4. One-instance proceedings
The Rules of the GMAA do not envisage an appeal from a decision issued by the adjudicators, which significantly diminishes the risk of lengthy proceedings. Due to this property, the awards issued by the GMAA are instantly effective and binding.
5. Voluntary presence
The next advantage and adaptation in regard to the GMAA is the possibility to carry out the proceedings basing solely on documentation – in the absence of the parties and their proxies. Absence does not therefore result in any negative consequences, as it often does in the common judicial system. Despite the aforesaid, it is recommended by the GMAA to be present during the proceedings, as it allows a more thorough investigation of a given case.
6. Choice of language
The basic language for the proceedings before the GMAA is German, they may, however, be carried out in English as well. It is possible to choose an even different language for the proceedings, but it is dependent on the consent of the adjudicators and the parties.
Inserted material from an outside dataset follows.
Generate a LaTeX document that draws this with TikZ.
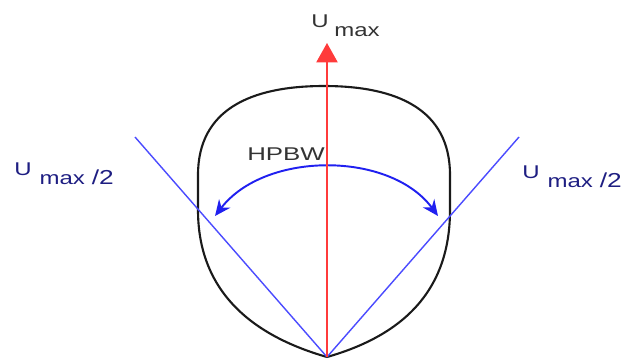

Due to the freedom in choice of adjudicators, nothing stands in the way of appointing e.g. a Polish-speaking adjudicator.
7. Arbitration clause
The GMAA may predicate in disputes, whose parties had agreed to such a manner of dispute resolution. It means that the parties may conclude both a general agreement, referring their whole contractual or non-contractual legal relation to the GMAA, and a clause which depicts exclusively a particular dispute. The GMAA may be appointed by the parties either prior to the occurrence of a dispute, or after it came to existence. It is common that arbitration clauses are enclosed in Seafarer’s Employment Agreements or Collective Bargaining Agreements. Such clauses basically stipulate that the GMAA is contractually adequate to resolve disputes which arose in the course of employment. It is noteworthy that even if no arbitration clause was introduced in a given contract, the parties may always choose the GMAA to resolve their dispute after it occurred.
8. Legal force of awards
Awards issued in the course of the proceedings before the GMAA are recognized and enforceable in most of the countries in the world, on the grounds of the Convention on the Recognition and Enforcement of Foreign Arbitral Award (New York Convention, 1958), which was ratified by Poland as well. According to the mentioned Convention, its contracting states shall recognize arbitral awards as binding and enforce them in accordance with the rules of procedure of the territory where the award is relied upon. This goes to show that a domestic court investigates the correctness of an arbitral award only in terms of its formal aspects, without examining its legitimacy and legal grounds. International enforceability established in the Convention, as well as the fact that the arbitral awards are binding outside the state where they were issued, constitute a major advantage in comparison to common courts, which usually do not guarantee a cross-border validity of awards.
The aforesaid characteristics of the proceedings before the GMAA display numerous advantages stemming from this kind of dispute resolution. As the most significant benefits, the following should be reiterated: adaptability of proceedings, moderate costs, prompt dispute resolution and experience in the maritime trade.